### [Aim of the exercise]
Take the data below and repeat it exactly.

-- start --

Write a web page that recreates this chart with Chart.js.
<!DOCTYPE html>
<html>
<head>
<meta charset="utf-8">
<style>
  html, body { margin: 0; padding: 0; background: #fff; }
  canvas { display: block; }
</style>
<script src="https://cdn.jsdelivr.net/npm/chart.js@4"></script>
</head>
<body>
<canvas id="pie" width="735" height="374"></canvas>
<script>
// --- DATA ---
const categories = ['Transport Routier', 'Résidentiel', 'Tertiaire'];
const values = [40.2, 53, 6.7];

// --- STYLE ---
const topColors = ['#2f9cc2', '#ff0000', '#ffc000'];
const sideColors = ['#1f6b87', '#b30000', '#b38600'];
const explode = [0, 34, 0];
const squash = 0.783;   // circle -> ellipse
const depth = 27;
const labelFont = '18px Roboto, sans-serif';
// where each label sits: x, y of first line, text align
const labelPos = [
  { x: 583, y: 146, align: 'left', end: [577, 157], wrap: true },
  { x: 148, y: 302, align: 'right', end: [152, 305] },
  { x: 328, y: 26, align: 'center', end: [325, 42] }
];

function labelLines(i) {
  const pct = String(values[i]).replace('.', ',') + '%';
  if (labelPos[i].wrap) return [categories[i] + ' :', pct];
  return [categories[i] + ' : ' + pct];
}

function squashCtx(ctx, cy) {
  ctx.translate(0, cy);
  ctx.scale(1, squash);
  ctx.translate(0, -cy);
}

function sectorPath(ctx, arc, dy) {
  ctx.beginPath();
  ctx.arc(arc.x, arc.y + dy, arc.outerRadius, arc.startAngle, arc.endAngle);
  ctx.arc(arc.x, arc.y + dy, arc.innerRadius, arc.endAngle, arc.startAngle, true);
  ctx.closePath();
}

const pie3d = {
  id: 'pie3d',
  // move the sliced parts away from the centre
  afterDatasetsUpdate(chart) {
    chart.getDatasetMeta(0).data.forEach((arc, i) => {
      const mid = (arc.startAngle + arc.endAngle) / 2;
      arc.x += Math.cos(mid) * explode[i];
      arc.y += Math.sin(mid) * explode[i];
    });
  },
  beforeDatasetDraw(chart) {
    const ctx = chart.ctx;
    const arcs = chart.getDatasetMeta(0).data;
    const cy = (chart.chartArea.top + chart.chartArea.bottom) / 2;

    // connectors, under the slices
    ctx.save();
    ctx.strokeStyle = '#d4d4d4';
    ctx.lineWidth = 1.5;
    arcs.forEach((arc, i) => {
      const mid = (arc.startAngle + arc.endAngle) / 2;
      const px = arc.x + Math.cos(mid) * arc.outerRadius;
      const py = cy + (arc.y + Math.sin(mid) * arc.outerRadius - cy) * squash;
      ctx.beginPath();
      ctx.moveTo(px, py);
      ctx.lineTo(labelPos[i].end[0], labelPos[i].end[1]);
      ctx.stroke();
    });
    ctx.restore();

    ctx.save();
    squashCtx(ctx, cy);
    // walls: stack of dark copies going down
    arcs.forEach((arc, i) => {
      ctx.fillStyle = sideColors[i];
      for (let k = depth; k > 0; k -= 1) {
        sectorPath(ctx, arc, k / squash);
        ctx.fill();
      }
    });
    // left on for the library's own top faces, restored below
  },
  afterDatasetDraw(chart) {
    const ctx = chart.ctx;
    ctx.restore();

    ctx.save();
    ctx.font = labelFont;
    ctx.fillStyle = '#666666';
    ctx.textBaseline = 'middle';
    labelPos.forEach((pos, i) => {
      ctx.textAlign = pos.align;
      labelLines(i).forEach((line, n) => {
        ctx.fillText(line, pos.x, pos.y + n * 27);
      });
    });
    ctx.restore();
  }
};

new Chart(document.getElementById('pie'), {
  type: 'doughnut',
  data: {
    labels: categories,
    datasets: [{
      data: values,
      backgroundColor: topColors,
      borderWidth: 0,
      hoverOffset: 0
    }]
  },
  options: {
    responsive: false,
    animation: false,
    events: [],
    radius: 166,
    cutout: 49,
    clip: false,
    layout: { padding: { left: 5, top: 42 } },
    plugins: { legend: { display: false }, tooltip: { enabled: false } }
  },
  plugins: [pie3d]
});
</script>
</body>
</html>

-- end --

### [Answer to this problem]
Write a web page that recreates this chart with Chart.js.
<!DOCTYPE html>
<html>
<head>
<meta charset="utf-8">
<style>
  html, body { margin: 0; padding: 0; background: #fff; }
  canvas { display: block; }
</style>
<script src="https://cdn.jsdelivr.net/npm/chart.js@4"></script>
</head>
<body>
<canvas id="pie" width="735" height="374"></canvas>
<script>
// --- DATA ---
const categories = ['Transport Routier', 'Résidentiel', 'Tertiaire'];
const values = [40.2, 53, 6.7];

// --- STYLE ---
const topColors = ['#2f9cc2', '#ff0000', '#ffc000'];
const sideColors = ['#1f6b87', '#b30000', '#b38600'];
const explode = [0, 34, 0];
const squash = 0.783;   // circle -> ellipse
const depth = 27;
const labelFont = '18px Roboto, sans-serif';
// where each label sits: x, y of first line, text align
const labelPos = [
  { x: 583, y: 146, align: 'left', end: [577, 157], wrap: true },
  { x: 148, y: 302, align: 'right', end: [152, 305] },
  { x: 328, y: 26, align: 'center', end: [325, 42] }
];

function labelLines(i) {
  const pct = String(values[i]).replace('.', ',') + '%';
  if (labelPos[i].wrap) return [categories[i] + ' :', pct];
  return [categories[i] + ' : ' + pct];
}

function squashCtx(ctx, cy) {
  ctx.translate(0, cy);
  ctx.scale(1, squash);
  ctx.translate(0, -cy);
}

function sectorPath(ctx, arc, dy) {
  ctx.beginPath();
  ctx.arc(arc.x, arc.y + dy, arc.outerRadius, arc.startAngle, arc.endAngle);
  ctx.arc(arc.x, arc.y + dy, arc.innerRadius, arc.endAngle, arc.startAngle, true);
  ctx.closePath();
}

const pie3d = {
  id: 'pie3d',
  // move the sliced parts away from the centre
  afterDatasetsUpdate(chart) {
    chart.getDatasetMeta(0).data.forEach((arc, i) => {
      const mid = (arc.startAngle + arc.endAngle) / 2;
      arc.x += Math.cos(mid) * explode[i];
      arc.y += Math.sin(mid) * explode[i];
    });
  },
  beforeDatasetDraw(chart) {
    const ctx = chart.ctx;
    const arcs = chart.getDatasetMeta(0).data;
    const cy = (chart.chartArea.top + chart.chartArea.bottom) / 2;

    // connectors, under the slices
    ctx.save();
    ctx.strokeStyle = '#d4d4d4';
    ctx.lineWidth = 1.5;
    arcs.forEach((arc, i) => {
      const mid = (arc.startAngle + arc.endAngle) / 2;
      const px = arc.x + Math.cos(mid) * arc.outerRadius;
      const py = cy + (arc.y + Math.sin(mid) * arc.outerRadius - cy) * squash;
      ctx.beginPath();
      ctx.moveTo(px, py);
      ctx.lineTo(labelPos[i].end[0], labelPos[i].end[1]);
      ctx.stroke();
    });
    ctx.restore();

    ctx.save();
    squashCtx(ctx, cy);
    // walls: stack of dark copies going down
    arcs.forEach((arc, i) => {
      ctx.fillStyle = sideColors[i];
      for (let k = depth; k > 0; k -= 1) {
        sectorPath(ctx, arc, k / squash);
        ctx.fill();
      }
    });
    // left on for the library's own top faces, restored below
  },
  afterDatasetDraw(chart) {
    const ctx = chart.ctx;
    ctx.restore();

    ctx.save();
    ctx.font = labelFont;
    ctx.fillStyle = '#666666';
    ctx.textBaseline = 'middle';
    labelPos.forEach((pos, i) => {
      ctx.textAlign = pos.align;
      labelLines(i).forEach((line, n) => {
        ctx.fillText(line, pos.x, pos.y + n * 27);
      });
    });
    ctx.restore();
  }
};

new Chart(document.getElementById('pie'), {
  type: 'doughnut',
  data: {
    labels: categories,
    datasets: [{
      data: values,
      backgroundColor: topColors,
      borderWidth: 0,
      hoverOffset: 0
    }]
  },
  options: {
    responsive: false,
    animation: false,
    events: [],
    radius: 166,
    cutout: 49,
    clip: false,
    layout: { padding: { left: 5, top: 42 } },
    plugins: { legend: { display: false }, tooltip: { enabled: false } }
  },
  plugins: [pie3d]
});
</script>
</body>
</html>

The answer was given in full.